O jeito dela de ser
Muitas vezes ela nem consegue conversar. Se vê completamente bloqueada. Tenta colocar suas idéias, mas suas idéias batem em uma muralha e voltam até ela, sem nenhuma ressonância. É como se encontrassem pela frente um muro de pedras sem nenhuma fenda. Então ela desiste e fica calada. Decidiu, já há algum tempo, que não vale a pena travar batalhas verbais para mostrar que está certa. E nem tem certeza disso, certeza de estar certa ou errada. O que também não tem nenhuma importância. O que importaria mesmo seria pensar e agir com coerência, mas nem isso é sempre possível, pois muitas vezes se reserva o direito de ser incoerente. Afinal mudar de idéia não é para qualquer pessoa – só as de mente aberta, pronta para o novo, podem fazer isso.
Porque está ficando difícil conversar, ela escreve. Suas idéias estão ali, todas no papel. É mas fácil lidar com a palavra escrita do que com a falada, ela pensa. Quando escreve, cada palavra sai letra por letra, pensada, refletida. Mesmo quando escreve bobagens, porque ela também faz isso, são bobagens pensadas, refletidas.
Ela tem idéias, mas não as deixa escaparem a torto e a direito. Não falando. Mas quando escreve, ela não se preocupa. Falando, talvez não fosse entendida, talvez tivesse que explicar. Ela não gosta de explicações. Quando escreve, deixa a cargo do leitor entender como quiser. Cada leitor entende com sua própria mente e interpreta e dá o sentido que quer.

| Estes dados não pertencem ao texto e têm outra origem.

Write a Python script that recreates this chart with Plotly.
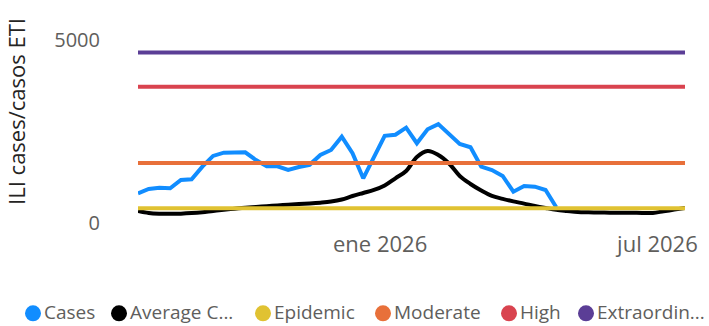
import pandas as pd
import plotly.graph_objects as go

# ---------------- data ----------------
weeks = pd.date_range("2025-07-27", periods=52, freq="7D")

cases = [811, 929, 965, 947, 1175, 1194, 1538, 1831, 1921, 1930,
         1930, 1720, 1550, 1550, 1448, 1530, 1590, 1858, 1995, 2358,
         1904, 1221, 1780, 2380, 2410, 2604, 2178, 2560, 2700, 2432,
         2158, 2068, 1538, 1448, 1284, 855, 1011, 992, 902, 430] + [None] * 12

average_cases = [328, 275, 255, 250, 255, 270, 295, 330, 360, 390,
                 415, 440, 460, 480, 500, 520, 535, 555, 585, 640,
                 738, 820, 902, 1025, 1221, 1420, 1803, 1967, 1858, 1626,
                 1284, 1066, 888, 740, 660, 590, 530, 465, 410, 360,
                 328, 300, 292, 287, 281, 281, 279, 276, 276, 320,
                 365, 410]

epidemic_threshold = 403
moderate_threshold = 1640
high_threshold = 3719
extraordinary_threshold = 4654

series_names = ["Cases", "Average C...", "Epidemic", "Moderate", "High", "Extraordin..."]
series_colors = ["#118DFF", "#000000", "#E0C232", "#E8703A", "#D9434F", "#5B3E96"]

y_tick_values = [0, 5000]
y_tick_labels = ["0", "5000"]
x_tick_values = ["2026-01-01", "2026-07-01"]
x_tick_labels = ["ene 2026", "jul 2026"]

# ---------------- figure ----------------
W, H = 709, 326
ML, MR, MT, MB = 138, 24, 0, 102.5
plot_w = W - ML - MR
plot_h = H - MT - MB

n = len(weeks)
series_values = [
    cases,
    average_cases,
    [epidemic_threshold] * n,
    [moderate_threshold] * n,
    [high_threshold] * n,
    [extraordinary_threshold] * n,
]

fig = go.Figure()
for name, vals, col in zip(series_names, series_values, series_colors):
    shape = "spline" if name.startswith("Average") else "linear"
    fig.add_trace(go.Scatter(
        x=weeks, y=vals, name=name, mode="lines",
        line=dict(color=col, width=4, shape=shape),
        connectgaps=False, showlegend=False,
    ))

FONT = "Open Sans"
fig.update_layout(
    width=W, height=H,
    margin=dict(l=ML, r=MR, t=MT, b=MB, autoexpand=False),
    paper_bgcolor="white", plot_bgcolor="white",
    font=dict(family=FONT),
    showlegend=False,
    xaxis=dict(
        range=[weeks[0], weeks[-1]],
        tickvals=x_tick_values, ticktext=x_tick_labels,
        showgrid=False, zeroline=False, showline=False,
        tickfont=dict(family=FONT, size=22, color="#605E5C"),
        ticklabelstandoff=6, automargin=False,
    ),
    yaxis=dict(
        range=[0, 6090],
        tickvals=y_tick_values, ticktext=y_tick_labels,
        showgrid=False, zeroline=False, showline=False,
        tickfont=dict(family=FONT, size=20, color="#605E5C"),
        ticklabelstandoff=37, automargin=False,
        title=dict(text="ILI cases/casos ETI", standoff=22,
                   font=dict(family=FONT, size=22, color="#252423")),
    ),
)

# ---------------- manual legend (circles + text) ----------------
legend_circle_px = [33, 119, 263, 383, 509, 586]
legend_y_px = 312.5
def px_x(p):
    return (p - ML) / plot_w
def px_y(p):
    return (MT + plot_h - p) / plot_h

for name, col, cx in zip(series_names, series_colors, legend_circle_px):
    fig.add_shape(type="circle", xref="paper", yref="paper",
                  xsizemode="pixel", ysizemode="pixel",
                  xanchor=px_x(cx), yanchor=px_y(legend_y_px + 1.5),
                  x0=-8, x1=8, y0=-8, y1=8,
                  fillcolor=col, line=dict(width=0))
    fig.add_annotation(text=name, xref="paper", yref="paper",
                       x=px_x(cx + 9), y=px_y(legend_y_px),
                       xanchor="left", yanchor="middle", showarrow=False,
                       font=dict(family=FONT, size=19, color="#605E5C"))

fig.write_html(
    "out.html",
    config={"displayModeBar": False},
    post_script="document.body.style.margin='0';document.body.style.overflow='hidden';",
)
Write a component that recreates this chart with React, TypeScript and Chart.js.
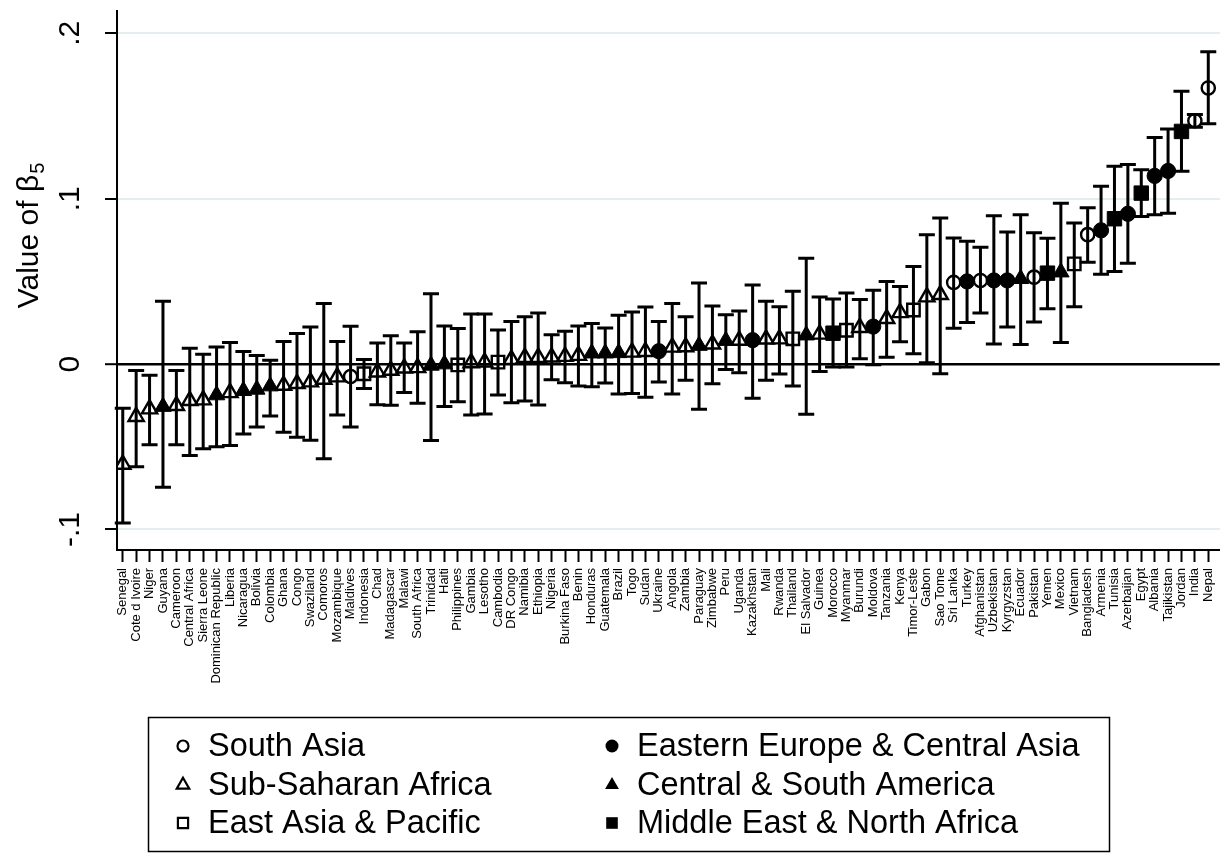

Nesses casos não é ela quem é julgada, mas o próprio leitor.
Não gosta de conversar sobre política e nem de escrever. Política não tem lógica nem poesia. Pelo menos a política do dia a dia, é impossível analisá-la. Aprendeu uma vez e não desaprendeu: a política é como a nuvem, muda a todo instante, em um piscar de olhos. Mas gosta da Política entendida como a arte de governar os povos. Para o bem dos povos. Por isso estudou História e Filosofia e escolheu ganhar o pão de cada dia contando histórias. O passado não mente quando as fontes são confiáveis. Basta analisar os fatos e verificar o efeito na vida presente.
Também não gosta de discutir Religião. É assunto proibido. Tanto para falar de religião quanto da falta dela. As pessoas geralmente são radicais a esse respeito. Ou pensa como eu ou pensa errado. Acha que a maioria das pessoas pensa errado, mas não põe a mão no fogo pelo seu jeito de pensar. É apenas o seu jeito. Cada pessoa tem o seu.
Gosta de pensar coisas que nem passa pela cabeça da maioria das pessoas. Tem gente que acha que ela é muito inteligente só porque não compreende a sua maneira de pensar. Tem gente que tem certeza de que ela é muito esquisita. Estranha mesmo. Ela não se importa com nenhum desses pensares. Aprendeu, depois de muita busca que é semelhante em muitas coisas às outras pessoas. Mas aprendeu também que é única: um indivíduo, que não precisa e nem quer ser igual a ninguém. Não busca se transformar em uma imagem preestabelecida de gente ideal. Busca encontrar sua imagem verdadeira, aquela que se viu escondida pelos acréscimos da vida em sociedade. Às vezes, quando escreve, se sente uma escultora lapidando o bloco de pedra de onde emergirá sua própria imagem.
Esse é o jeito dela de ser. Não quer muito nem pouco, só o tanto certo para ser. Porque pensa que ser é mais importante que ter. Ser é mais que existir. Ser é a Humanidade de Deus.